--- Data to use ---

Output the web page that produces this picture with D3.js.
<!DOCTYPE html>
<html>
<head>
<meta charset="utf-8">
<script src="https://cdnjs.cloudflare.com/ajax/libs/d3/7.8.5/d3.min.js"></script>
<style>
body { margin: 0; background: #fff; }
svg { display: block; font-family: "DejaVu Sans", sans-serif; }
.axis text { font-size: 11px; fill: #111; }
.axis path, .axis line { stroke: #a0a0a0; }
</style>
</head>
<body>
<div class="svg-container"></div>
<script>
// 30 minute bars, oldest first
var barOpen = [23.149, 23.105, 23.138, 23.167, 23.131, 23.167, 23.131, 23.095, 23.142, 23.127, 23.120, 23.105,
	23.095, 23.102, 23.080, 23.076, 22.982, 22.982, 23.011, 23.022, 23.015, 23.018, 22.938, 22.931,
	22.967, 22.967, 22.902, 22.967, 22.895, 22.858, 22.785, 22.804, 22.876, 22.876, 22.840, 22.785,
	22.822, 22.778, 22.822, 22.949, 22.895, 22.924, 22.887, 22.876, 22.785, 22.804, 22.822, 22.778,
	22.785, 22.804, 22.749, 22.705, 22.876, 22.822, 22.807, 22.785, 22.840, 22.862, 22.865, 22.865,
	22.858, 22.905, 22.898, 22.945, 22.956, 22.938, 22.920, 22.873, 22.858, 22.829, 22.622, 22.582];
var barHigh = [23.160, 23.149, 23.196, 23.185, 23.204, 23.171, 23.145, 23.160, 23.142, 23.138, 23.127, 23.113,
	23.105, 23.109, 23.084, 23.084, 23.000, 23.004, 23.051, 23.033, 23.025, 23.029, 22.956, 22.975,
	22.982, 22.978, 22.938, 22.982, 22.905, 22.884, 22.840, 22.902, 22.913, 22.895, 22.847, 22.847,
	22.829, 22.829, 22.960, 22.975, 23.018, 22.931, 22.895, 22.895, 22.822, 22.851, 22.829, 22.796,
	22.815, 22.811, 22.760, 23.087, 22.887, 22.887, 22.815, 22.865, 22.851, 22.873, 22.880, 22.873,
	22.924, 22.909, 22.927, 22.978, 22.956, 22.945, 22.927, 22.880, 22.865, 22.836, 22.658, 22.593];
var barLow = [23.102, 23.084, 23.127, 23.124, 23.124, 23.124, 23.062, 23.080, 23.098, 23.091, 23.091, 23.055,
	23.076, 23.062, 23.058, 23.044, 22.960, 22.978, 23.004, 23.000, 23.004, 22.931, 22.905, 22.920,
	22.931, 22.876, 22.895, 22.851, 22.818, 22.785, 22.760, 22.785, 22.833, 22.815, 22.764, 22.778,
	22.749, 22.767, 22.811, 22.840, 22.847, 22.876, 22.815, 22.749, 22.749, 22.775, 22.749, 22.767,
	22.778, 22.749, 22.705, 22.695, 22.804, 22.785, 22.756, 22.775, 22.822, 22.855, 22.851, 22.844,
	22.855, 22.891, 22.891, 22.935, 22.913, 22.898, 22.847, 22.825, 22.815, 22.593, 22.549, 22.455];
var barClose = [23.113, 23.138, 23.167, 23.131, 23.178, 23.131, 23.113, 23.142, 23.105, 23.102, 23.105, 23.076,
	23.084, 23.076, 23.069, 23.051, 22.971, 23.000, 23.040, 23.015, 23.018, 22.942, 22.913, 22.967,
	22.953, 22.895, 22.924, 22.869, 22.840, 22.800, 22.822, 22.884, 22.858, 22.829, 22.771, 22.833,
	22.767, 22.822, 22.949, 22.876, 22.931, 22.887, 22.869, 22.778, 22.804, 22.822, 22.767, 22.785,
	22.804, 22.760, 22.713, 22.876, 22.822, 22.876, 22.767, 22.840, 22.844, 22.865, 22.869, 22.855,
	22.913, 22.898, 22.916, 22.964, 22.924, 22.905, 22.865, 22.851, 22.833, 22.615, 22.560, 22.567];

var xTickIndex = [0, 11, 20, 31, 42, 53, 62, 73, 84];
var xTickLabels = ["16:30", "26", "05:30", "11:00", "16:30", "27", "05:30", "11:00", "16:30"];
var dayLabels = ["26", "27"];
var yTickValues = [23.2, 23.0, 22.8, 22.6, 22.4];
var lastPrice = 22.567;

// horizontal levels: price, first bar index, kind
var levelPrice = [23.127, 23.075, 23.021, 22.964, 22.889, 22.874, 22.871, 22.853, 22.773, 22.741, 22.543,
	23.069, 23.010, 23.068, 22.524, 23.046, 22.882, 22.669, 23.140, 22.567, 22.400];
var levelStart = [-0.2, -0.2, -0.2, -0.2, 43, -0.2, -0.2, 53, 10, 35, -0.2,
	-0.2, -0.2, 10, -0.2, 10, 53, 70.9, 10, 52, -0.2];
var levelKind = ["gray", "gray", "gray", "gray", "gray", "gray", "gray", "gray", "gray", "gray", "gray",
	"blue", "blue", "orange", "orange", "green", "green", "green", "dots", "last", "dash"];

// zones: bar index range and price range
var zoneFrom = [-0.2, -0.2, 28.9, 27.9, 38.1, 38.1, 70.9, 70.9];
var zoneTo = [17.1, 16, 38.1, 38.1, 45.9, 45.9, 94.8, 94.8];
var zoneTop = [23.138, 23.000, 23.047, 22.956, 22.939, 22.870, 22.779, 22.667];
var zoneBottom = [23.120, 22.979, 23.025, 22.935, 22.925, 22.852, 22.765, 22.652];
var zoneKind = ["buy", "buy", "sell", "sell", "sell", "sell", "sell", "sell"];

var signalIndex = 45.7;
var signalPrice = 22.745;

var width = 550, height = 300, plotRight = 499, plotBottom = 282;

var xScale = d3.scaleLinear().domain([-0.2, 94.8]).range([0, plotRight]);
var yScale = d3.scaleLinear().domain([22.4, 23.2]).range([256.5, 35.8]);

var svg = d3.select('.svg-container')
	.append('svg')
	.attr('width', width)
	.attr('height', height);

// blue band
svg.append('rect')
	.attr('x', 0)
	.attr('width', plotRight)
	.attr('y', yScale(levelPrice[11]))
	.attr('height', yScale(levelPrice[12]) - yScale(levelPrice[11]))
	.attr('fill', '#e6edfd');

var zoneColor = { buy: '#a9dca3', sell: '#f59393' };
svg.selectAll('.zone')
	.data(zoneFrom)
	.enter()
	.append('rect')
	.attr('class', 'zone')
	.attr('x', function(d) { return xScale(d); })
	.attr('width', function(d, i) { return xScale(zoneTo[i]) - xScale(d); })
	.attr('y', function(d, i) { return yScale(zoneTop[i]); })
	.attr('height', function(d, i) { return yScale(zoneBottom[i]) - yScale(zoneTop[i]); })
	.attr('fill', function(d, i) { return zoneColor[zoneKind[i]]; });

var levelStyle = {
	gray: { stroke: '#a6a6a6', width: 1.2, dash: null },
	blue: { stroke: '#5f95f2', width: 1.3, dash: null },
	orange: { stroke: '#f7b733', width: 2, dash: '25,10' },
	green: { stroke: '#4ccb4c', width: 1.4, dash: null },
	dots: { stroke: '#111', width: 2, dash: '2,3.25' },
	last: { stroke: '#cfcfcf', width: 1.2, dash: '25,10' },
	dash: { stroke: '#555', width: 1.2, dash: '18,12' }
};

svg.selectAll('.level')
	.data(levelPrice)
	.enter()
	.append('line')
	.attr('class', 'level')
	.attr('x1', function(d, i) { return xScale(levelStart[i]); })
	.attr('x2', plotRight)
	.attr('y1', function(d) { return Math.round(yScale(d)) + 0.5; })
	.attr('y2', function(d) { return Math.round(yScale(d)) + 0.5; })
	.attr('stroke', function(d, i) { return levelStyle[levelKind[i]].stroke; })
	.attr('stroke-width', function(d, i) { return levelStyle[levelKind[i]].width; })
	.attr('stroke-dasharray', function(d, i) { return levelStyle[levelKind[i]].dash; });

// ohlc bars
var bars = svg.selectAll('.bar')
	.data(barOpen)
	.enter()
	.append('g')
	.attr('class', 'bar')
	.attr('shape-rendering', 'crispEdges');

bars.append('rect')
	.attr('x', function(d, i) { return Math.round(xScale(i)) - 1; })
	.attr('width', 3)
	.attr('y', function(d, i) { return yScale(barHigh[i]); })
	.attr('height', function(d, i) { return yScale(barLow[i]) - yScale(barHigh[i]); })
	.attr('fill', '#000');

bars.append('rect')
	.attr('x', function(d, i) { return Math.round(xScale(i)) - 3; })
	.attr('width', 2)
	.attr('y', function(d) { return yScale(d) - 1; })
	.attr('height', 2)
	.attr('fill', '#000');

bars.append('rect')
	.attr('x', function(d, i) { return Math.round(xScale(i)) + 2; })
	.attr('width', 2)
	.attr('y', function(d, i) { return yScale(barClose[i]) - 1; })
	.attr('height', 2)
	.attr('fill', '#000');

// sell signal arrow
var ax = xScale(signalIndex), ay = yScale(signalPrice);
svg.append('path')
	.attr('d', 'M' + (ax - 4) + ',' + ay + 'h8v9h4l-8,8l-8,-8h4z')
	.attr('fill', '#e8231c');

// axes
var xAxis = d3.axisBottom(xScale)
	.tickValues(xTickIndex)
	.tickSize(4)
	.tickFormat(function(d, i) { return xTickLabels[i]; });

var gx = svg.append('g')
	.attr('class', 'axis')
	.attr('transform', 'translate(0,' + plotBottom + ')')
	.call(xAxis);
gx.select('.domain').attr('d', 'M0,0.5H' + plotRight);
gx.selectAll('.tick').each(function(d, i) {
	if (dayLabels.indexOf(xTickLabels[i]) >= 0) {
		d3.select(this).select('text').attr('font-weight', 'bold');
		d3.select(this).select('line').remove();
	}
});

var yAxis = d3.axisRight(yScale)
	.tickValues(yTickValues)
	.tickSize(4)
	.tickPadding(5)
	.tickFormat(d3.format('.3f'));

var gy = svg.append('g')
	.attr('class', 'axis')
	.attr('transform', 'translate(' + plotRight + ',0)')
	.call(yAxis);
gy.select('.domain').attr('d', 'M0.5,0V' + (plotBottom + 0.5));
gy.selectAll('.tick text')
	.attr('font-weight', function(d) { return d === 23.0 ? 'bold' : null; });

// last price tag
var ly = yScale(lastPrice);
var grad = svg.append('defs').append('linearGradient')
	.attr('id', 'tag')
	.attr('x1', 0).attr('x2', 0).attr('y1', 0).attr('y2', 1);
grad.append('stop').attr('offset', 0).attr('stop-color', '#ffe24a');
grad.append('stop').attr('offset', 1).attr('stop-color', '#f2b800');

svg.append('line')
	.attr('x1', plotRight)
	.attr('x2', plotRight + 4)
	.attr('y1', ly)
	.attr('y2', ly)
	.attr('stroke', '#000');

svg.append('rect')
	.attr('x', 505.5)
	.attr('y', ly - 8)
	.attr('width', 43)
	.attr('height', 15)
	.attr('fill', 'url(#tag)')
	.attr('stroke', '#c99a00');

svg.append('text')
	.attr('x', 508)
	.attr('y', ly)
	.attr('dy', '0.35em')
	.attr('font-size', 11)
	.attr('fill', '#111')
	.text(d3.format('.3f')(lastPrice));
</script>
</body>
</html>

---
--- Data to use ---

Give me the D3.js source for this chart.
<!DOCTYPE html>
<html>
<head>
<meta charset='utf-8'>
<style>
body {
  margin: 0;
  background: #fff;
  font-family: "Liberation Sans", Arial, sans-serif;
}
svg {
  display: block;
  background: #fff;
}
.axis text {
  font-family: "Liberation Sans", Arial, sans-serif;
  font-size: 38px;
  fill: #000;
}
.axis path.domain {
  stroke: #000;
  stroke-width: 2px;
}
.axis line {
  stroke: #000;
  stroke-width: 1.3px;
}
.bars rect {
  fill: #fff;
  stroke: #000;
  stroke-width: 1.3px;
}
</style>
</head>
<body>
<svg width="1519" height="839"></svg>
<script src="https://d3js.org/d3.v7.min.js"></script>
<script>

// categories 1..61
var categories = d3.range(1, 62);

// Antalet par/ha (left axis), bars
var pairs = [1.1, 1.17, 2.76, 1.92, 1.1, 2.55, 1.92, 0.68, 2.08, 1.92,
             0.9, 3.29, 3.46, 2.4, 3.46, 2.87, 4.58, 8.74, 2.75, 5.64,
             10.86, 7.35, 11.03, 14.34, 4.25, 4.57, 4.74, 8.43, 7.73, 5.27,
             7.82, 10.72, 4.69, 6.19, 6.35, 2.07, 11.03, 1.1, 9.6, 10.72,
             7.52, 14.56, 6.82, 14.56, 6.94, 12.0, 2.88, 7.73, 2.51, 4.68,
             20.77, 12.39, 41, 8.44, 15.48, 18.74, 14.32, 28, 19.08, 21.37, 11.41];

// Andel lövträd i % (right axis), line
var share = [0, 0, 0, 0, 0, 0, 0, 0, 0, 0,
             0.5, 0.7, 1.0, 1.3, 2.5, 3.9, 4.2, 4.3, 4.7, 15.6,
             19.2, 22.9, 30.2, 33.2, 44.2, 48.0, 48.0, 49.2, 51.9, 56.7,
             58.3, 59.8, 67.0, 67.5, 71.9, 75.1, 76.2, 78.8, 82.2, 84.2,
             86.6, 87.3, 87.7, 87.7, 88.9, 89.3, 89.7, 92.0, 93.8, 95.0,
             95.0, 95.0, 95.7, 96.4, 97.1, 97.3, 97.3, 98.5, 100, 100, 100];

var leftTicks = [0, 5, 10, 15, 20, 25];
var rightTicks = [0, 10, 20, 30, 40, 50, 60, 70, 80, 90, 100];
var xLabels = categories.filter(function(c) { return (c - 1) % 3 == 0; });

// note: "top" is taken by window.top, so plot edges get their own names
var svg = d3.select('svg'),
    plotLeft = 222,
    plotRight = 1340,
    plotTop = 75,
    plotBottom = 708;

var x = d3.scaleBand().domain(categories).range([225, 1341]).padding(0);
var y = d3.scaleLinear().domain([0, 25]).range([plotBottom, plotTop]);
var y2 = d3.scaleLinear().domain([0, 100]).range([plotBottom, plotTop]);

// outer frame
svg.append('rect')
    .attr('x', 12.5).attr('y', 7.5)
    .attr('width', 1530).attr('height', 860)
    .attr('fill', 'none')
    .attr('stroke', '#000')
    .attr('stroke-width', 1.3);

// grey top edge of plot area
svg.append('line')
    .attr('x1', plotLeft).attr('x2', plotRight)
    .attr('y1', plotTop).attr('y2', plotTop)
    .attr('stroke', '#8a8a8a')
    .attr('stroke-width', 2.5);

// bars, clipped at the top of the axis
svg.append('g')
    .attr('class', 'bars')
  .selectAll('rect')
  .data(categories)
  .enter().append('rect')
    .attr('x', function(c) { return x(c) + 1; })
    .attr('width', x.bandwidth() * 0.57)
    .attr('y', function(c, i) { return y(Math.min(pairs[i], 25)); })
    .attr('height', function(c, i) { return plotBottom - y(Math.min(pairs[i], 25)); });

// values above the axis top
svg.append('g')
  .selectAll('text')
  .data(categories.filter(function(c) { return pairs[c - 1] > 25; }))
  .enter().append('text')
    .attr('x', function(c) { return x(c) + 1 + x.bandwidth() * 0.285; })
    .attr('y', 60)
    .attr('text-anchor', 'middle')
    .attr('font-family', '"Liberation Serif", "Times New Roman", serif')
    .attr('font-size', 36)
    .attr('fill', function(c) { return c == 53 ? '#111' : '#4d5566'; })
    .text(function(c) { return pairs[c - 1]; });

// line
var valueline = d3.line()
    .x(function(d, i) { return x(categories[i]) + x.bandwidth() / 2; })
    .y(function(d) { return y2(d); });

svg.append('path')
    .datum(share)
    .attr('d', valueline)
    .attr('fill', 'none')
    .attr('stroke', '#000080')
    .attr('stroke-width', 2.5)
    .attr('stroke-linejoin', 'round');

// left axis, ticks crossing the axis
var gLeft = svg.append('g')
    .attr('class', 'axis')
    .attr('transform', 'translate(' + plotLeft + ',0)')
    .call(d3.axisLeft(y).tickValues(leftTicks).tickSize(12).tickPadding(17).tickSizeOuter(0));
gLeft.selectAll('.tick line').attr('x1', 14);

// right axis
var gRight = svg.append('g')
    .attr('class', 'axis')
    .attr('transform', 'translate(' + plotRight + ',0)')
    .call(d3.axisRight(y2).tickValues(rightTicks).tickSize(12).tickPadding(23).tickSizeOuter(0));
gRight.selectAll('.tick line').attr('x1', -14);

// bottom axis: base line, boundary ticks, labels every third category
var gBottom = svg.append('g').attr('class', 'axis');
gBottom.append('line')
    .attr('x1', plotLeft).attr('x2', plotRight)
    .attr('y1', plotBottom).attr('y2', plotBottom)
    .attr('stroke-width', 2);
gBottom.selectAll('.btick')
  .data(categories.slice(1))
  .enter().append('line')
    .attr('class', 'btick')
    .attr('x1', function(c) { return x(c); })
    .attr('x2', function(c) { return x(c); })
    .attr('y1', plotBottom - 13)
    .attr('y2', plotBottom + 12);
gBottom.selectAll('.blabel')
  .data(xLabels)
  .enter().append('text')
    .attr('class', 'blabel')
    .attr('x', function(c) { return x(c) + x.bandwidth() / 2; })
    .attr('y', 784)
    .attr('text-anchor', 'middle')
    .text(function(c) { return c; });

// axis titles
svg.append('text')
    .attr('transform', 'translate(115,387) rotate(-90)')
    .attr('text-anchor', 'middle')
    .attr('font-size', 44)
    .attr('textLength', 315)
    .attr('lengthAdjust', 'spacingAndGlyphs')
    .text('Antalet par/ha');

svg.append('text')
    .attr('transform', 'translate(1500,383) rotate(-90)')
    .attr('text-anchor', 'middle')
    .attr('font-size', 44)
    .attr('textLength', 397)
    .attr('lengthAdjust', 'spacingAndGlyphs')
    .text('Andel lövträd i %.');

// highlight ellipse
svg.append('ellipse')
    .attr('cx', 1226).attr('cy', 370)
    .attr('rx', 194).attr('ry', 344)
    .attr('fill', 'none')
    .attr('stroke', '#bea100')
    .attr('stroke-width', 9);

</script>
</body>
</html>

---
--- Data to use ---

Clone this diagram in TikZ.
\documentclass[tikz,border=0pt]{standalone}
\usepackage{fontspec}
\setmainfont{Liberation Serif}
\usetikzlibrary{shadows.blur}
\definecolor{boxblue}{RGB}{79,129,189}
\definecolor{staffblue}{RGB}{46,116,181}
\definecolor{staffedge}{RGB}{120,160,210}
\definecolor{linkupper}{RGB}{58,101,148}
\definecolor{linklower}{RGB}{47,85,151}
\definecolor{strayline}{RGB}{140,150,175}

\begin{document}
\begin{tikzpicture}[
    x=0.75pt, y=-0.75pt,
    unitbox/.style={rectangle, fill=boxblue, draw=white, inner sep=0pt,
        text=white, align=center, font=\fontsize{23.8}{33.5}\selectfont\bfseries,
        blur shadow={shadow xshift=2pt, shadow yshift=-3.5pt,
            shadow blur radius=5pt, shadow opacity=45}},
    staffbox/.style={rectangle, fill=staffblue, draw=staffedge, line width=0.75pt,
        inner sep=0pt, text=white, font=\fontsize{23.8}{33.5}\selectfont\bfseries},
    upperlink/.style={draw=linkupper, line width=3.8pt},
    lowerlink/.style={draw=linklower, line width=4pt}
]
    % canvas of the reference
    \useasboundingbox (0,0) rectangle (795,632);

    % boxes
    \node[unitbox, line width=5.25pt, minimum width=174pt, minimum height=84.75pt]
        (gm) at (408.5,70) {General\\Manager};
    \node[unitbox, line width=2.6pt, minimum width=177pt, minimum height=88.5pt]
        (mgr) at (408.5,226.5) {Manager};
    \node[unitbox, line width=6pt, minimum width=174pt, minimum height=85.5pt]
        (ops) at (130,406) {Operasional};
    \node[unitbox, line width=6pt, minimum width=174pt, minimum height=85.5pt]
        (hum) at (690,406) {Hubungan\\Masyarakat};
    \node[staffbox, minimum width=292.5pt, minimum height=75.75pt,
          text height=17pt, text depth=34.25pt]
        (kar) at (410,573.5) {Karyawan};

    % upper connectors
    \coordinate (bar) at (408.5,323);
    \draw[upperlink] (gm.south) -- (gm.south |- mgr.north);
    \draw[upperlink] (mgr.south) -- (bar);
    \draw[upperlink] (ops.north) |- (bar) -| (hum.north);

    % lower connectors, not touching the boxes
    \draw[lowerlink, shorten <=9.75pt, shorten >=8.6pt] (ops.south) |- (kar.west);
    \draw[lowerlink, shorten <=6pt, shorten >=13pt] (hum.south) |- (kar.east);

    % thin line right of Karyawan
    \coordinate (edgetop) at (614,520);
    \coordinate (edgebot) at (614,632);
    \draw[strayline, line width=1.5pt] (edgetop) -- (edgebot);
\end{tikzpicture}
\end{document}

---

Written instruction » Return only those lines of the records that contain the string "this".

Worked solution »
Output the web page that produces this picture with D3.js.
		d3.select(this).select('text').attr('font-weight', 'bold');
		d3.select(this).select('line').remove();
Give me the D3.js source for this chart.
Clone this diagram in TikZ.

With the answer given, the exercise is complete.